Although there are many doubters of man-made climate change, I am not yet one of them. But I remain unconvinced that carbon dioxide is the sole bête noire. Two decades ago, I pored over the spectral properties of the infra-red radiation of this gas, which is essential to plant life, and found that it was almost completely overshadowed by the radiative properties of water vapour, which is vital to all forms of life on earth.
Repeatedly in science we are reminded that happenings in nature can rarely be ascribed to a single phenomenon. For example, sea levels on our coasts are dependent on winds and astronomical forces as well as atmospheric pressure and, on a different time scale, the temperature profile of the ocean. Now, with complete abandon, a vociferous body of claimants is insisting that CO2 alone is the root of climatic evil.
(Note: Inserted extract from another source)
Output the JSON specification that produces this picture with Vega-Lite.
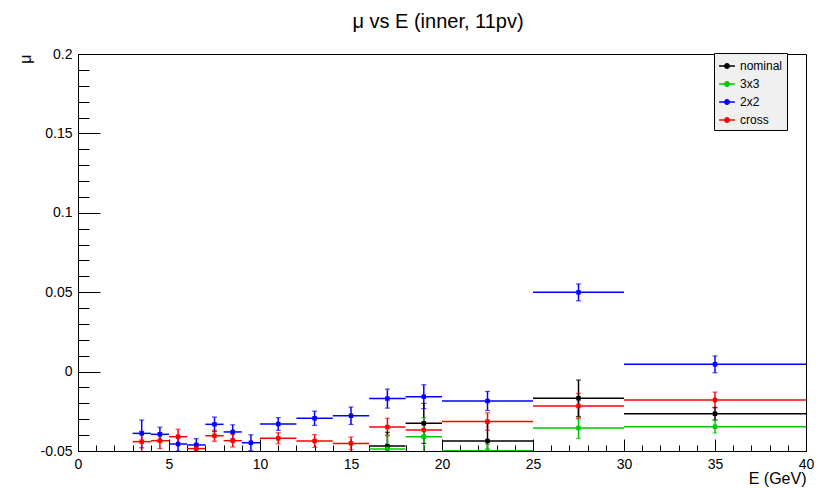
{
  "$schema": "https://vega.github.io/schema/vega-lite/v6.json",
  "width": 728,
  "height": 397,
  "autosize": {"type": "none"},
  "padding": {"left": 78, "top": 54, "right": 16, "bottom": 38},
  "config": {
    "font": "Liberation Sans",
    "view": {"stroke": "black", "strokeWidth": 1},
    "axis": {"domainColor": "black", "tickColor": "black", "labelColor": "black", "titleColor": "black", "grid": false, "labelFont": "Liberation Sans", "titleFont": "Liberation Sans"}
  },
  "title": {"text": "μ vs E (inner, 11pv)", "fontSize": 20, "fontWeight": "normal", "font": "Liberation Sans", "anchor": "middle", "frame": "group", "offset": -1, "baseline": "alphabetic", "dx": -4},
  "data": {
    "values": [
      {"s": "2x2", "x": 3.5, "x0": 3, "x1": 4, "y": -0.0389, "ylo": -0.0480, "yhi": -0.0305},
      {"s": "2x2", "x": 4.5, "x0": 4, "x1": 5, "y": -0.0395, "ylo": -0.0440, "yhi": -0.0350},
      {"s": "2x2", "x": 5.5, "x0": 5, "x1": 6, "y": -0.0456, "ylo": -0.0500, "yhi": -0.0411},
      {"s": "2x2", "x": 6.5, "x0": 6, "x1": 7, "y": -0.0462, "ylo": -0.0502, "yhi": -0.0422},
      {"s": "2x2", "x": 7.5, "x0": 7, "x1": 8, "y": -0.0332, "ylo": -0.0378, "yhi": -0.0286},
      {"s": "2x2", "x": 8.5, "x0": 8, "x1": 9, "y": -0.0380, "ylo": -0.0425, "yhi": -0.0335},
      {"s": "2x2", "x": 9.5, "x0": 9, "x1": 10, "y": -0.0448, "ylo": -0.0498, "yhi": -0.0398},
      {"s": "2x2", "x": 11, "x0": 10, "x1": 12, "y": -0.0330, "ylo": -0.0370, "yhi": -0.0290},
      {"s": "2x2", "x": 13, "x0": 12, "x1": 14, "y": -0.0294, "ylo": -0.0339, "yhi": -0.0249},
      {"s": "2x2", "x": 15, "x0": 14, "x1": 16, "y": -0.0278, "ylo": -0.0333, "yhi": -0.0223},
      {"s": "2x2", "x": 17, "x0": 16, "x1": 18, "y": -0.0170, "ylo": -0.0230, "yhi": -0.0110},
      {"s": "2x2", "x": 19, "x0": 18, "x1": 20, "y": -0.0158, "ylo": -0.0233, "yhi": -0.0083},
      {"s": "2x2", "x": 22.5, "x0": 20, "x1": 25, "y": -0.0185, "ylo": -0.0245, "yhi": -0.0125},
      {"s": "2x2", "x": 27.5, "x0": 25, "x1": 30, "y": 0.0499, "ylo": 0.0446, "yhi": 0.0552},
      {"s": "2x2", "x": 35, "x0": 30, "x1": 40, "y": 0.0046, "ylo": -0.0007, "yhi": 0.0099},
      {"s": "cross", "x": 3.5, "x0": 3, "x1": 4, "y": -0.0441, "ylo": -0.0506, "yhi": -0.0376},
      {"s": "cross", "x": 4.5, "x0": 4, "x1": 5, "y": -0.0435, "ylo": -0.0485, "yhi": -0.0385},
      {"s": "cross", "x": 5.5, "x0": 5, "x1": 6, "y": -0.0410, "ylo": -0.0457, "yhi": -0.0363},
      {"s": "cross", "x": 6.5, "x0": 6, "x1": 7, "y": -0.0485, "ylo": -0.0515, "yhi": -0.0455},
      {"s": "cross", "x": 7.5, "x0": 7, "x1": 8, "y": -0.0404, "ylo": -0.0439, "yhi": -0.0369},
      {"s": "cross", "x": 8.5, "x0": 8, "x1": 9, "y": -0.0435, "ylo": -0.0475, "yhi": -0.0395},
      {"s": "cross", "x": 11, "x0": 10, "x1": 12, "y": -0.0420, "ylo": -0.0455, "yhi": -0.0385},
      {"s": "cross", "x": 13, "x0": 12, "x1": 14, "y": -0.0437, "ylo": -0.0477, "yhi": -0.0397},
      {"s": "cross", "x": 15, "x0": 14, "x1": 16, "y": -0.0452, "ylo": -0.0492, "yhi": -0.0412},
      {"s": "cross", "x": 17, "x0": 16, "x1": 18, "y": -0.0349, "ylo": -0.0404, "yhi": -0.0294},
      {"s": "cross", "x": 19, "x0": 18, "x1": 20, "y": -0.0368, "ylo": -0.0403, "yhi": -0.0333},
      {"s": "cross", "x": 22.5, "x0": 20, "x1": 25, "y": -0.0315, "ylo": -0.0370, "yhi": -0.0260},
      {"s": "cross", "x": 27.5, "x0": 25, "x1": 30, "y": -0.0217, "ylo": -0.0297, "yhi": -0.0137},
      {"s": "cross", "x": 35, "x0": 30, "x1": 40, "y": -0.0179, "ylo": -0.0229, "yhi": -0.0129},
      {"s": "nominal", "x": 17, "x0": 16, "x1": 18, "y": -0.0469, "ylo": -0.0556, "yhi": -0.0382},
      {"s": "nominal", "x": 19, "x0": 18, "x1": 20, "y": -0.0326, "ylo": -0.0452, "yhi": -0.0200},
      {"s": "nominal", "x": 22.5, "x0": 20, "x1": 25, "y": -0.0437, "ylo": -0.0557, "yhi": -0.0317},
      {"s": "nominal", "x": 27.5, "x0": 25, "x1": 30, "y": -0.0168, "ylo": -0.0283, "yhi": -0.0053},
      {"s": "nominal", "x": 35, "x0": 30, "x1": 40, "y": -0.0265, "ylo": -0.0305, "yhi": -0.0225},
      {"s": "3x3", "x": 17, "x0": 16, "x1": 18, "y": -0.0487, "ylo": -0.0575, "yhi": -0.0399},
      {"s": "3x3", "x": 19, "x0": 18, "x1": 20, "y": -0.0410, "ylo": -0.0530, "yhi": -0.0290},
      {"s": "3x3", "x": 22.5, "x0": 20, "x1": 25, "y": -0.0498, "ylo": -0.0538, "yhi": -0.0458},
      {"s": "3x3", "x": 27.5, "x0": 25, "x1": 30, "y": -0.0355, "ylo": -0.0421, "yhi": -0.0289},
      {"s": "3x3", "x": 35, "x0": 30, "x1": 40, "y": -0.0347, "ylo": -0.0387, "yhi": -0.0307}
    ]
  },
  "resolve": {"axis": {"x": "independent", "y": "independent"}},
  "layer": [
    {
      "mark": {"type": "rule", "strokeWidth": 1.5, "clip": true},
      "encoding": {
        "x": {"field": "x0", "type": "quantitative", "scale": {"domain": [0, 40], "nice": false, "zero": false},
          "axis": {"orient": "bottom", "values": [0, 5, 10, 15, 20, 25, 30, 35, 40], "tickSize": -12, "labelPadding": 18, "labelFontSize": 14, "labelFlush": false, "domainWidth": 1, "tickWidth": 1,
            "title": "E (GeV)", "titleFontSize": 16, "titleFontWeight": "normal", "titleAnchor": "end", "titleAlign": "right", "titleX": 728, "titleY": 32, "titleBaseline": "alphabetic"}},
        "x2": {"field": "x1"},
        "y": {"field": "y", "type": "quantitative", "scale": {"domain": [-0.05, 0.2], "nice": false, "zero": false},
          "axis": {"orient": "left", "values": [-0.05, 0, 0.05, 0.1, 0.15, 0.2], "labelExpr": "toString(datum.value)", "tickSize": -22, "labelPadding": 28, "labelFontSize": 14, "labelFlush": false, "domainWidth": 1, "tickWidth": 1,
            "title": "μ", "titleFontSize": 16, "titleFontWeight": "normal", "titleAngle": -90, "titleAlign": "right", "titleAnchor": "end", "titleX": -53, "titleY": 0, "titleBaseline": "middle"}},
        "color": {"field": "s", "type": "nominal", "scale": {"domain": ["nominal", "3x3", "2x2", "cross"], "range": ["#000000", "#00c800", "#0000ff", "#ff0000"]},
          "legend": {"orient": "none", "legendX": 636, "legendY": -1, "title": null, "fillColor": "#f0f0f0", "strokeColor": "black", "padding": 4, "labelFontSize": 12, "labelFont": "Liberation Sans", "labelColor": "black", "labelOffset": 4, "rowPadding": 3,
            "symbolType": "M-1,0H1M-0.28,0a0.28,0.28 0 1,0 0.56,0a0.28,0.28 0 1,0 -0.56,0", "symbolSize": 250,
            "encode": {
              "legend": {"update": {"width": {"value": 83}}},
              "symbols": {"update": {"stroke": {"scale": "color", "field": "value"}, "fill": {"scale": "color", "field": "value"}, "strokeWidth": {"value": 1.5}, "opacity": {"value": 1}, "fillOpacity": {"value": 1}}}}}}
      }
    },
    {
      "mark": {"type": "rule", "strokeWidth": 1.5, "clip": true},
      "encoding": {
        "x": {"field": "x", "type": "quantitative",
          "axis": {"orient": "bottom", "values": [0,1,2,3,4,5,6,7,8,9,10,11,12,13,14,15,16,17,18,19,20,21,22,23,24,25,26,27,28,29,30,31,32,33,34,35,36,37,38,39,40], "tickSize": -6, "labels": false, "domain": false, "title": null, "tickWidth": 1}},
        "y": {"field": "ylo", "type": "quantitative",
          "axis": {"orient": "left", "values": [-0.05,-0.04,-0.03,-0.02,-0.01,0,0.01,0.02,0.03,0.04,0.05,0.06,0.07,0.08,0.09,0.1,0.11,0.12,0.13,0.14,0.15,0.16,0.17,0.18,0.19,0.2], "tickSize": -11, "labels": false, "domain": false, "title": null, "tickWidth": 1}},
        "y2": {"field": "yhi"},
        "color": {"field": "s", "type": "nominal"}
      }
    },
    {
      "mark": {"type": "tick", "orient": "horizontal", "size": 5, "thickness": 1.2, "clip": true},
      "encoding": {
        "x": {"field": "x", "type": "quantitative", "axis": null},
        "y": {"field": "ylo", "type": "quantitative", "axis": null},
        "color": {"field": "s", "type": "nominal"}
      }
    },
    {
      "mark": {"type": "tick", "orient": "horizontal", "size": 5, "thickness": 1.2, "clip": true},
      "encoding": {
        "x": {"field": "x", "type": "quantitative", "axis": null},
        "y": {"field": "yhi", "type": "quantitative", "axis": null},
        "color": {"field": "s", "type": "nominal"}
      }
    },
    {
      "mark": {"type": "point", "filled": true, "shape": "square", "size": 20, "opacity": 1, "clip": true},
      "encoding": {
        "x": {"field": "x", "type": "quantitative", "axis": null},
        "y": {"field": "y", "type": "quantitative", "axis": null},
        "color": {"field": "s", "type": "nominal"}
      }
    }
  ]
}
I fear that many supporters of this view have become carried away by the euphoria of mass or dominant group psyche. Scientists are no more immune from being swayed by the pressure of collective enthusiasm than any other member of the human race. I do not believe for one moment that undisciplined burning of fossil fuels is harmless, but the most awful consequence of the burning of carboniferous fuels is not the release of CO2 but the large-scale injection of minute particulate pollutants into the atmosphere.
Detailed studies led by internationally acclaimed cloud physicist Daniel Rosenfeld of the Hebrew University of Jerusalem have revealed that the minute water vapour droplets that form around some carbon particles are so small as to be almost incapable of being subsequently coalesced into larger precipitable drops. In short, the particulates prevent rainfall.
Rosenfeld's research group has shown that humans are changing the climate in a much more direct way than through the release of CO2. Rather, pollution is seriously inhibiting rain over mountains in semi-arid regions, a phenomenon with dire consequences for water resources in the Middle East and many other parts of the world, including China and Australia.
Rosenfeld is no snake-oil salesman. As an American Meteorological Society medallist, he has an internationally endorsed research record in cloud physics that no living Australian can claim to emulate. It is more than 20 years since Australia was a knowledgeable force in cloud physics and cloud seeding. CSIRO's relevant division has long been disbanded and its cloud-seeding techniques based on the use of expensive silver iodide have been superseded by the Israelis using an inexpensive and far more natural product: sea salt.
Chinese and Israeli researchers have shown that the average precipitation on Mt Hua near Xi'an in central China has decreased by 20 per cent amid increasing levels of man-made air pollution during the past 50 years. The precipitation loss was doubled on days that had the poorest visibility because of pollution particles in the air. This explains the widely observed trends of decrease in mountain precipitation relative to the rainfall in nearby densely populated lowlands, which until now had not been directly ascribed to air pollution.
Some of the most chilling evidence was presented by Rosenfeld's Australian-based research associate Aron Gingis in a 2002 submission to the House of Representatives standing committee on agriculture, fisheries and forestry concerning future water supplies for Australia's rural industries and communities.
The US National Oceanic and Atmospheric Administration's satellite map of southeast Australia, enhanced by Rosenfeld, shows the frightening persistence and longevity of pollutant trails across vast areas, including the all-important Snowy Mountains catchments. It may well be concluded that the increasing emissions from the phalanx of brown coal-burning power stations at Hazelwood and other locations in Gippsland, Victoria, have substantially wrecked the natural precipitation processes over the once hydrologically rich Australian Alps.
If Rosenfeld's scientific interpretations are correct, then southern Australia would greatly benefit from the application of his discoveries. At the very least, Rosenfeld's conclusions should be accorded appropriate evaluation and testing by an unprejudiced panel of peers.
Yet his work so far has been ignored in Australia because it does not fit in with the dominant paradigm that holds CO2 responsible for reduced rainfall in semi-arid regions.
Scientists, like all other people, need to remain open to competing views and avoid the danger of being locked into tunnel vision through group obsession, which is what global warming seems to have become.